Here, a happy ending that could feel formulaic is elevated by a breathtaking setting on a terrace high above the ocean, with mountains sloping gently down to a curving coastline, flowers spilling from urns, and the whole scene swept by billows of sun and wind. This image, held like a resonant final chord, counterbalances the film’s opening shot, which is tightly framed and drably lit, showing Gilbert at his desk hard at work on the reform of fallen women. From the cramped gloom of self-righteousness he has reached the boundless open spaces of tolerance. The ravishing panorama is also a calling card for cinematographer James Wong Howe, early in a career that made him one of Hollywood’s most revered directors of photography, culminating in Oscars for The Rose Tattoo (1955) and Hud (1963).

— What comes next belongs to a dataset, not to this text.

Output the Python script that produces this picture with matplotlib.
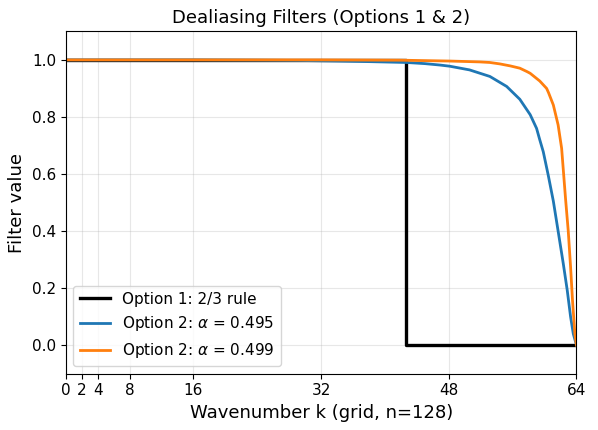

Wong Howe was known for his slow, painstaking perfectionism and his expressive use of natural light, and from early on he was popular with actresses for the care with which he filmed them. He was equally known for the tenacity with which he confronted the racist bullying he faced as a Chinese American in an era of intense anti-Asian bigotry. He literally broke into the industry in 1917 when he climbed over a wall at the Famous Players-Lasky studio, having been turned away by a guard, and scored a job carrying camera equipment. Cecil B. DeMille gave him his first chance to sub in for an assistant cameraman on 1919’s Male and Female, and he diligently practiced his cranking technique on a manual coffee grinder. His painterly style is always in service of the narrative. Here, he turns the reformatory where Edith and other wayward girls are mortified in gingham smocks into a stark gothic tomb webbed with shadows, and the gardens of the Long Island mansion where she loses and finds love into a bower of glistening leaves dappled with silver light. Not merely grace notes, these images illustrate the pioneer generation’s faith in cinema’s ability to speak without words.